Z pajęczynami wiszącymi w zabytkowej świątyni trzeba działać inaczej niż z takimi, które jakiś pająk naprędce rozpiął pod sufitem w rogu mieszkania. Wysokość nie jest tu jedynym utrudnieniem. Tam, gdzie palą się świece, chociażby przy Matce Bożej, one są wręcz tłuste. Więc ciągnięcie takich pajęczyn po ścianie te ściany by zabrudziło, a to są polichromie, to są rzeczy, które po prostu byłyby niedopuszczalne. To muszą robić odpowiedni ludzie, to wymaga pewnej specjalistycznej pracy - wyjaśnia ks. Kwiatkowski. Pewne rzeczy można zrobić z ziemi, pewne rzeczy można zrobić z drabiny, ale kompleksowe czyszczenie świątyni robi się przy użyciu specjalistycznego sprzętu - dodaje.

Nawet wymiana żarówki w żyrandolu to spore wyzwanie. Jest taka możliwość, że wchodzimy na strych. Tam jest takie specjalne urządzenie, które pozwala na przykład na opuszczenie jednego czy drugiego żyrandola. Więc wtedy, kiedy żyrandole czyścimy na poważnie, to można coś takiego zrobić - tłumaczy proboszcz archikatedry i dodaje, że do wymiany żarówek wystarczy odpowiednio wysoka drabina i asekuracja.

Ale porządki to nie wszystko. Tak, jak w wielu domach, tak również w archikatedrze pojawi się choinka. Nawet kilka choinek. Wniesienie i postawienie drzewka we wnętrzu wydaje się proste, dopóki nie uświadomimy sobie, że choinka ma 10 metrów wysokości. Proszę wierzyć, ustawienie 10-metrowej choinki, która waży już odpowiednio, która ma pień dosyć gruby, to nie jest łatwa sprawa. Drzwi do świątyni mają taką wielkość, że po prostu te choinki są wciągane - stwierdza ks. Kwiatkowski. W zeszłym roku było to o tyle trudne, że padał deszcz, padał śnieg, te choinki były bardzo mokre. Ale dajemy radę - dodaje.

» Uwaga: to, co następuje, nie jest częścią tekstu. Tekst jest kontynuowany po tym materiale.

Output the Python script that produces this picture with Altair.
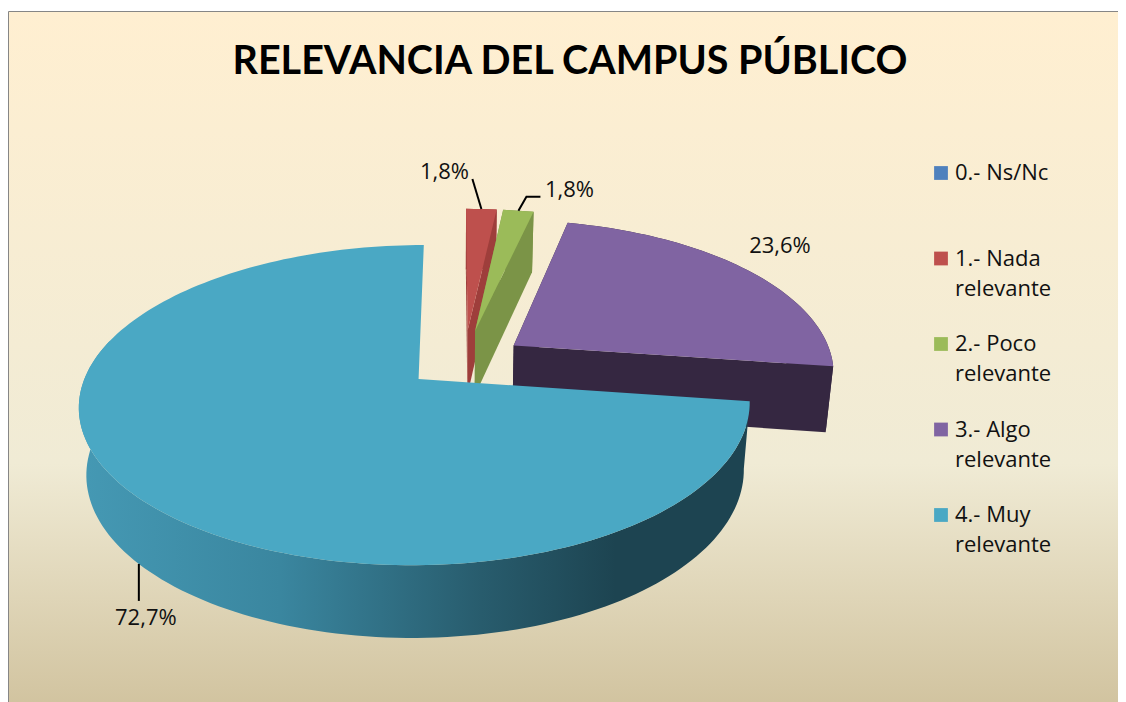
import math
import altair as alt
import pandas as pd

# ---- data
categories = ["0.- Ns/Nc", "1.- Nada\nrelevante", "2.- Poco\nrelevante", "3.- Algo\nrelevante", "4.- Muy\nrelevante"]
shares = [0.0, 1.8, 1.8, 23.6, 72.7]
value_labels = ["", "1,8%", "1,8%", "23,6%", "72,7%"]
title_text = "RELEVANCIA DEL CAMPUS PÚBLICO"

# ---- styles
top_colors = ["#4F81BD", "#BE504D", "#9BBB59", "#8064A2", "#4AA8C4"]
side_colors = ["#3A6090", "#9E3E3B", "#7B9447", "#352741", "#1D4451"]

# ---- 3D pie layout (page pixels)
W, H = 1110, 694
X0, Y0, RX, RY = 456.0, 364.0, 325.0, 151.0
PERSP, SKEW, DEPTH, SHRINK = 0.16, 0.01, 66.0, 0.98
START_ANGLE = 0.0
EXPLODE = [0.0, 0.23, 0.23, 0.22, 0.15]
SHIFT_U = [0.0, 0.024, 0.022, 0.0, 0.0]


def project(u, v, bottom=False):
    s = 1 / (1 + PERSP * v)
    x = X0 + RX * u * s * (1 - SKEW * u)
    y = Y0 - RY * v * s
    if bottom:
        x = X0 + (x - X0) * SHRINK
        y = y + DEPTH * math.sqrt(s)
    return [round(x, 2), round(y, 2)]


total = sum(shares)
slices = []
angle = START_ANGLE
for i, share in enumerate(shares):
    sweep = 360 * share / total
    mid = math.radians(angle + sweep / 2)
    slices.append(dict(a0=angle, a1=angle + sweep,
                       cu=EXPLODE[i] * math.sin(mid) + SHIFT_U[i], cv=EXPLODE[i] * math.cos(mid)))
    angle += sweep


def rim(sl, deg, bottom=False):
    t = math.radians(deg)
    return project(sl["cu"] + math.sin(t), sl["cv"] + math.cos(t), bottom)


def arc_degs(sl):
    n = max(2, int((sl["a1"] - sl["a0"]) / 1.5))
    return [sl["a0"] + (sl["a1"] - sl["a0"]) * k / n for k in range(n + 1)]


def feature(points, fill):
    return {"type": "Feature",
            "geometry": {"type": "Polygon", "coordinates": [points + [points[0]]]},
            "properties": {"fill": fill}}


back_features, front_features = [], []
for i in [1, 2, 3]:
    sl = slices[i]
    apex_t, apex_b = project(sl["cu"], sl["cv"]), project(sl["cu"], sl["cv"], True)
    side = side_colors[i]
    degs = arc_degs(sl)
    back_features.append(feature([apex_t, rim(sl, sl["a0"]), rim(sl, sl["a0"], True), apex_b], side))
    back_features.append(feature([rim(sl, d) for d in degs] + [rim(sl, d, True) for d in reversed(degs)], side))
    back_features.append(feature([apex_t, rim(sl, sl["a1"]), rim(sl, sl["a1"], True), apex_b], side))
    back_features.append(feature([apex_t] + [rim(sl, d) for d in degs], top_colors[i]))

blue = slices[4]
blue_degs = arc_degs(blue)
blue_apex = project(blue["cu"], blue["cv"])
wall_degs = [d for d in blue_degs if d <= 285]
blue_wall = [feature([rim(blue, d) for d in wall_degs] + [rim(blue, d, True) for d in reversed(wall_degs)], "wall")]
front_features.append(feature([blue_apex] + [rim(blue, d) for d in blue_degs], top_colors[4]))

# ---- leaders and labels hang off each slice's rim
red_mid = (slices[1]["a0"] + slices[1]["a1"]) / 2
green_mid = (slices[2]["a0"] + slices[2]["a1"]) / 2
blue_mid = (blue["a0"] + blue["a1"]) / 2
r0, g0, b0 = rim(slices[1], red_mid), rim(slices[2], green_mid), rim(blue, blue_mid, True)
leaders = pd.DataFrame([
    dict(g="r", o=0, x=r0[0], y=r0[1]), dict(g="r", o=1, x=r0[0] - 9, y=r0[1] - 30),
    dict(g="g", o=0, x=g0[0], y=g0[1]), dict(g="g", o=1, x=g0[0] + 8, y=g0[1] - 14),
    dict(g="g", o=2, x=g0[0] + 22, y=g0[1] - 14),
    dict(g="b", o=0, x=b0[0], y=b0[1]), dict(g="b", o=1, x=b0[0], y=b0[1] + 37),
])
value_df = pd.DataFrame([
    dict(t=value_labels[1], x=r0[0] - 37, y=r0[1] - 37),
    dict(t=value_labels[2], x=g0[0] + 51, y=g0[1] - 21),
    dict(t=value_labels[3], x=780, y=246),
    dict(t=value_labels[4], x=b0[0] + 7, y=b0[1] + 54),
])

# ---- hand-placed legend
LEG_X, LEG_Y, LEG_STEP, LEG_LINE = 941, 173, 85.5, 30
legend_squares = pd.DataFrame([dict(x=LEG_X, y=LEG_Y + i * LEG_STEP, fill=top_colors[i]) for i in range(5)])
legend_text = []
for i, c in enumerate(categories):
    for j, line in enumerate(c.split("\n")):
        legend_text.append(dict(t=line, x=LEG_X + 14, y=LEG_Y + i * LEG_STEP + j * LEG_LINE))
legend_text = pd.DataFrame(legend_text)

xs = alt.Scale(domain=[8, 8 + W], range=[0, W], nice=False, zero=False)
ys = alt.Scale(domain=[8, 8 + H], range=[0, H], nice=False, zero=False)
X = lambda f="x": alt.X(f"{f}:Q", scale=xs, axis=None)
Y = lambda f="y": alt.Y(f"{f}:Q", scale=ys, axis=None)
TITLE_FONT = "Lato"
FONT = "Open Sans"

background = alt.Chart(pd.DataFrame({"a": [0]})).mark_rect(
    stroke="#868686", strokeWidth=1,
    fill=alt.Gradient(gradient="linear", x1=0, x2=0, y1=0, y2=1, stops=[
        alt.GradientStop(offset=0, color="#FFEFD1"),
        alt.GradientStop(offset=0.65, color="#F0EBD5"),
        alt.GradientStop(offset=1, color="#D1C39F"),
    ]),
).encode(x=alt.value(0.5), x2=alt.value(W + 5), y=alt.value(3.5), y2=alt.value(H + 5))

proj = dict(type="identity", scale=1, translate=[-8, -8])


def shapes(features):
    return alt.Chart(alt.Data(values=features)).mark_geoshape(strokeWidth=0).encode(
        color=alt.Color("properties.fill:N", scale=None, legend=None)).project(**proj)


wall = alt.Chart(alt.Data(values=blue_wall)).mark_geoshape(
    strokeWidth=0,
    fill=alt.Gradient(gradient="linear", x1=0, x2=1, y1=0, y2=0, stops=[
        alt.GradientStop(offset=0, color="#4599B4"),
        alt.GradientStop(offset=0.3, color="#3A869F"),
        alt.GradientStop(offset=0.6, color="#285C6D"),
        alt.GradientStop(offset=0.8, color="#1D4451"),
        alt.GradientStop(offset=1, color="#1D4451"),
    ]),
).project(**proj)

leader_lines = alt.Chart(leaders).mark_line(color="black", strokeWidth=2).encode(
    x=X(), y=Y(), detail="g:N", order="o:Q")
value_marks = alt.Chart(value_df).mark_text(font=FONT, fontSize=22, color="#111111", baseline="middle").encode(
    x=X(), y=Y(), text="t:N")
squares = alt.Chart(legend_squares).mark_square(size=190, opacity=1).encode(
    x=X(), y=Y(), color=alt.Color("fill:N", scale=None, legend=None))
legend_marks = alt.Chart(legend_text).mark_text(font=FONT, fontSize=22, color="#111111", align="left", baseline="middle").encode(
    x=X(), y=Y(), text="t:N")

chart = alt.layer(background, shapes(back_features), wall, shapes(front_features),
                  leader_lines, value_marks, squares, legend_marks).properties(
    width=W, height=H, padding=0,
    autosize=alt.AutoSizeParams(type="none"),
    title=alt.TitleParams(title_text, font=TITLE_FONT, fontSize=39.5, fontWeight="bold", color="black",
                          anchor="middle", offset=-74, dx=7),
).configure_view(stroke=None)

chart.save("out.html", embed_options={"renderer": "svg", "actions": False})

Nie inaczej ma być w tym roku: wszyscy mają dać radę, archikatedra ma być posprzątana i pachnąca iglakami, aby na święta wszystko było gotowe i zachwycało bogactwem wystroju. A pozłacani aniołowie, jak co rok, będą spoglądać z góry na czubki głów wiernych, spokojni o to, że nikt z dołu nie dojrzy, czy anielskie czupryny nie są przypadkiem lekko przykurzone.